The IOR test presented here only lasted about 11 seconds. That is close to the five second resolution of the LMT data. The alignement issue brings up a subtle assumption about how the file system (the OST) responds to I/O traffic. Our hypothesis, which still needs to be demonstrated, is that when I/O is pending it will proceed at the OST's best possible rate. The middle observation in the graph is of data being moved during those five seconds at 355.8 MiB/s. That is quite close to the reported IOR rate of 347.75 MiB/s. The fine adjustment on the starting point in the graph for the IOR test (the dotted line) was set on the assumption that for that five second interval there was an initial 2.27 second of 0 MiB/s and then 2.73 seconds of 355.8 MB/s.

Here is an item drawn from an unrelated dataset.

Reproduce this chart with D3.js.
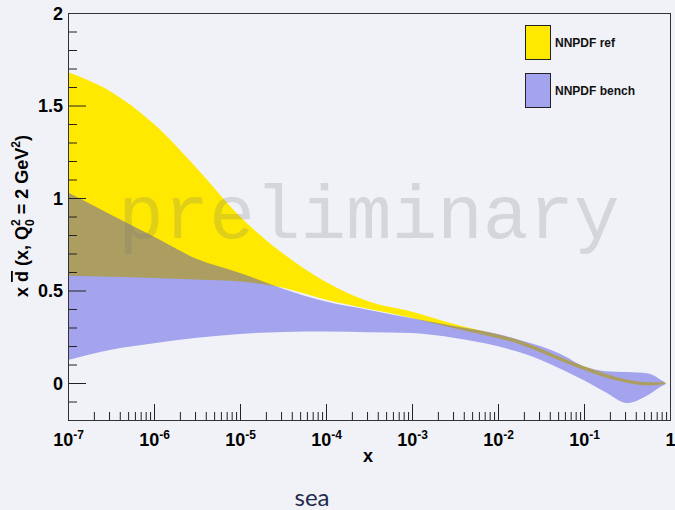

In order to test that hypothesis we will want to run a sequence of IOR tests with successively larger I/O requirements. If the interior observations (not the first, not the last) all show something very close to 355.8 MiB/s then it is a good bet that that is the rate for the first and last observations as well, though only for a fraction of the inteval.

At this point, we do not know if the limit on the data rate is based on the maximum capacity of the disks, the server, the network, or the compute node. Having determined a total I/O amount sufficient to observe the maximum bandwidth, we will want to run a succession of tests that a) runs multiple tasks on the node, and b) runs tasks on multiple nodes. With those tests we will be able to identify the maximum write rate under ideal circumstances for one OST.

There may also be contention for resources on the OSSs and on the disk device(s), so we will want to duplicate the test using both OSTs on one OSS and using both OSSs. With that we should be able to identify the maximum available bandwidth for the file system as a whole.


Why do we think these tests show the maximum achievable I/O rate? (Link to discussion of RPC size, network bandwidth, and I/O latency.) Under what circumstances will the maximum achievable rate be less that what we've shown here? One possible mechanism is for the RPCs to be smaller than the ideal size. We will want to design and run tests that deliberately send I/O with 128 (instead of 256) pages per RPC. We will be able to see that happen in the reported RPC statistics, and we will be able to see their effect on performance. We can then repeat that experiment for each of the bins in the RPC histograms down to 1 page per RPC.

RPC size is not the only factor affecting performance, and RPC statistics are not the only ones gathered by the new LMT "BRW" statistics module. We'll want to duplicate the above proceedure for each of those to see if it has an effect and what that effect might be.